ASP.NET (webforms or MVC depending on your persuation) are excellent choices and compare well with SPA. SPA has the added advantage of being able to run against multiple back ends (PHP, Java, ASP.NET, cloud, etc) and can be more responsive.
2 places SPA can really improve, IMO: tooling and guidance. Tooling is actually pretty good right now, but its too much of an art and hard to discover how to do it best. There is room for that to become smoother, ideally in the browsers and in Visual Studio (you need both). The guidance is out there, but there are so many ways to skin this cat that it often confuses developers. Many just want the field narrowed for them with a quick pros and cons list of each approach. There are also many who just want to be given a prescriptive path to build a SPA. I'm trying to help with a few different approaches to guidance, but of course if you want that path you have to take for granted that you also get my opinions :)
Hope this helps!
None
0 Points
1 Post
Re: When not to SPA?
Mar 21, 2013 08:45 AM|jwcarroll|LINK
One approach that doesn't seem to get talked about a lot is a hybrid application.
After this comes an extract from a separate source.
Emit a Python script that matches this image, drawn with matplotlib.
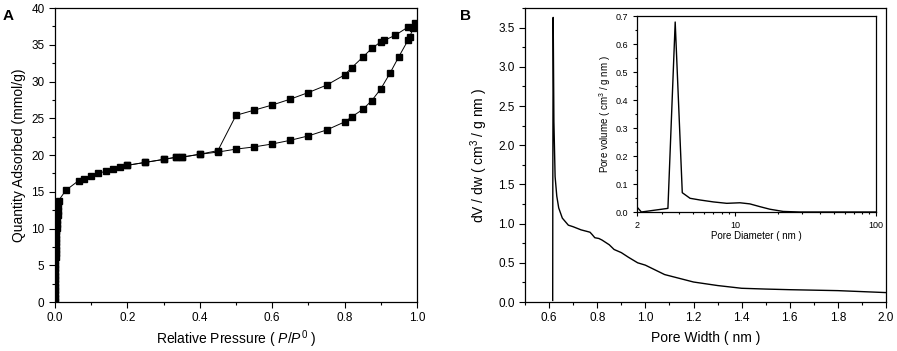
import numpy as np
import matplotlib
matplotlib.use("Agg")
import matplotlib.pyplot as plt
from matplotlib.ticker import MultipleLocator, LogLocator, FixedLocator, NullFormatter

plt.rcParams['font.family'] = ['Liberation Sans', 'DejaVu Sans']
plt.rcParams['mathtext.fontset'] = 'custom'
plt.rcParams['mathtext.rm'] = 'Liberation Sans'
plt.rcParams['mathtext.it'] = 'Liberation Sans:italic'

# Panel A: N2 isotherm, adsorption branch (dense points at very low pressure)
ads_p = [0.0001, 0.0002, 0.0003, 0.0004, 0.0005, 0.0006, 0.0007, 0.0008, 0.0009, 0.001,
         0.0012, 0.0014, 0.0016, 0.0018, 0.002, 0.0023, 0.0026, 0.003, 0.0035, 0.004,
         0.0045, 0.005, 0.006, 0.007, 0.008, 0.009, 0.01,
         0.03, 0.065, 0.08, 0.10, 0.12, 0.14, 0.16, 0.18, 0.20, 0.25, 0.30, 0.335, 0.35, 0.40,
         0.45, 0.50, 0.55, 0.60, 0.65, 0.70, 0.75, 0.80, 0.82, 0.85, 0.875, 0.90, 0.925,
         0.95, 0.975, 0.98, 0.99]
ads_q = [0.1, 0.6, 1.1, 1.6, 2.1, 2.6, 3.1, 3.6, 4.1, 4.6,
         5.1, 5.6, 6.1, 6.6, 7.1, 7.6, 8.1, 8.6, 9.1, 9.6,
         10.1, 10.6, 11.2, 11.8, 12.4, 13.0, 13.8,
         15.2, 16.5, 16.8, 17.2, 17.5, 17.8, 18.1, 18.3, 18.6, 19.0, 19.4, 19.7, 19.7, 20.1,
         20.4, 20.8, 21.1, 21.5, 22.0, 22.6, 23.4, 24.5, 25.2, 26.2, 27.4, 29.0, 31.1,
         33.4, 35.6, 36.1, 37.3]
# desorption branch
des_p = [0.995, 0.975, 0.94, 0.91, 0.90, 0.875, 0.85, 0.82, 0.80, 0.75, 0.70, 0.65, 0.60,
         0.55, 0.50, 0.45, 0.40, 0.35, 0.335, 0.30, 0.25, 0.20]
des_q = [37.9, 37.4, 36.3, 35.6, 35.4, 34.5, 33.3, 31.9, 30.9, 29.5, 28.5, 27.6, 26.8,
         26.1, 25.4, 20.6, 20.1, 19.7, 19.7, 19.4, 19.0, 18.6]

# Panel B: micropore size distribution
pw = [0.615, 0.6155, 0.617, 0.62, 0.625, 0.632, 0.64, 0.655, 0.68, 0.70, 0.733, 0.758, 0.77,
      0.779, 0.79, 0.807, 0.82, 0.85, 0.87, 0.90, 0.93, 0.968, 1.00, 1.08, 1.20, 1.30,
      1.40, 1.50, 1.60, 1.80, 2.00]
dvdw = [0.02, 1.5, 3.63, 2.3, 1.6, 1.35, 1.20, 1.07, 0.98, 0.96, 0.92, 0.90, 0.89,
        0.86, 0.82, 0.81, 0.79, 0.73, 0.67, 0.63, 0.57, 0.50, 0.47, 0.35, 0.255, 0.21,
        0.175, 0.165, 0.157, 0.145, 0.12]

# inset: mesopore distribution
pd_nm = [2.0, 2.15, 3.32, 3.74, 4.2, 4.77, 5.6, 7.0, 8.7, 10.8, 12.7, 15.0, 17.6, 21.9, 28.7, 50.0, 100.0]
pv = [0.018, 0.0, 0.013, 0.679, 0.069, 0.049, 0.043, 0.036, 0.031, 0.033, 0.029, 0.019, 0.010, 0.002, 0.0, 0.0, 0.0]


def style_axes(ax, fs=8.5):
    ax.tick_params(which='both', direction='out', top=False, right=False, labelsize=fs, width=0.8)
    ax.tick_params(which='major', length=4)
    ax.tick_params(which='minor', length=2)
    for s in ax.spines.values():
        s.set_linewidth(0.9)


fig = plt.figure(figsize=(8.97, 3.51), dpi=100)

axA = fig.add_axes([0.0613, 0.1396, 0.4036, 0.8376])
axA.plot(ads_p, ads_q, color='black', lw=0.7, marker='s', ms=5)
axA.plot(des_p, des_q, color='black', lw=0.7, marker='s', ms=5)
axA.set_xlim(0, 1.0)
axA.set_ylim(0, 40)
axA.xaxis.set_major_locator(MultipleLocator(0.2))
axA.xaxis.set_minor_locator(MultipleLocator(0.1))
axA.yaxis.set_major_locator(MultipleLocator(5))
axA.yaxis.set_minor_locator(MultipleLocator(2.5))
axA.xaxis.set_major_formatter(matplotlib.ticker.FormatStrFormatter('%.1f'))
style_axes(axA)
axA.set_xlabel(r'Relative Pressure ( $\mathit{P/P}^{\mathit{0}}$ )', fontsize=10, labelpad=3)
axA.set_ylabel('Quantity Adsorbed (mmol/g)', fontsize=10, labelpad=4)
fig.text(0.003, 0.975, 'A', fontsize=11, fontweight='bold', va='top')

axB = fig.add_axes([0.5853, 0.1396, 0.4025, 0.8376])
axB.plot(pw, dvdw, color='black', lw=1.0)
axB.set_xlim(0.5, 2.0)
axB.set_ylim(0, 3.75)
axB.xaxis.set_minor_locator(MultipleLocator(0.1))
axB.xaxis.set_major_locator(FixedLocator([0.6, 0.8, 1.0, 1.2, 1.4, 1.6, 1.8, 2.0]))
axB.yaxis.set_major_locator(MultipleLocator(0.5))
axB.yaxis.set_minor_locator(MultipleLocator(0.25))
axB.xaxis.set_major_formatter(matplotlib.ticker.FormatStrFormatter('%.1f'))
axB.yaxis.set_major_formatter(matplotlib.ticker.FormatStrFormatter('%.1f'))
style_axes(axB)
axB.set_xlabel('Pore Width ( nm )', fontsize=10, labelpad=5)
axB.set_ylabel(r'dV / dw ( cm$^3$ / g nm )', fontsize=10, labelpad=6)
fig.text(0.513, 0.975, 'B', fontsize=11, fontweight='bold', va='top')

axI = fig.add_axes([0.7101, 0.396, 0.2664, 0.558])
axI.plot(pd_nm, pv, color='black', lw=1.0)
axI.set_xscale('log')
axI.set_xlim(2, 100)
axI.set_ylim(0, 0.7)
axI.xaxis.set_major_locator(FixedLocator([2, 10, 100]))
axI.xaxis.set_major_formatter(matplotlib.ticker.FixedFormatter(['2', '10', '100']))
axI.xaxis.set_minor_locator(LogLocator(base=10, subs=np.arange(2, 10)))
axI.xaxis.set_minor_formatter(NullFormatter())
axI.yaxis.set_major_locator(MultipleLocator(0.1))
axI.yaxis.set_minor_locator(MultipleLocator(0.05))
style_axes(axI, fs=6.5)
axI.tick_params(which='major', length=3)
axI.tick_params(which='minor', length=1.5)
axI.set_xlabel('Pore Diameter ( nm )', fontsize=7, labelpad=1)
axI.set_ylabel(r'Pore volume ( cm$^3$ / g nm )', fontsize=7, labelpad=2)

fig.savefig('out.png', dpi=100)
A hybrid approach can be used where major areas of functionality are treated like miniature SPA applications within the larger whole. A good place where this can be effective is a corporate/enterprise application. The idea is that each seperate functional area is an entire page refresh, but sub-navigation within that area uses SPA techniques (routing, templating, etc...) to keep the application responsive.
This eases the burden slightly of a full SPA while still giving you the benefits of a responsive experience to the end user.
Member
160 Points
10 Posts
MVP
Re: When not to SPA?
Mar 21, 2013 08:54 AM|johnpapa|LINK
jwcarroll - exactly. hybirds are a nice options. This is why I love using ASP.NET with my SPAs: I get the option of using the skills I know well for many years in ASP.NET and its very mature style with the responsiveness and reach of SPA. You can make "mini SPA's" in ASP.NET too.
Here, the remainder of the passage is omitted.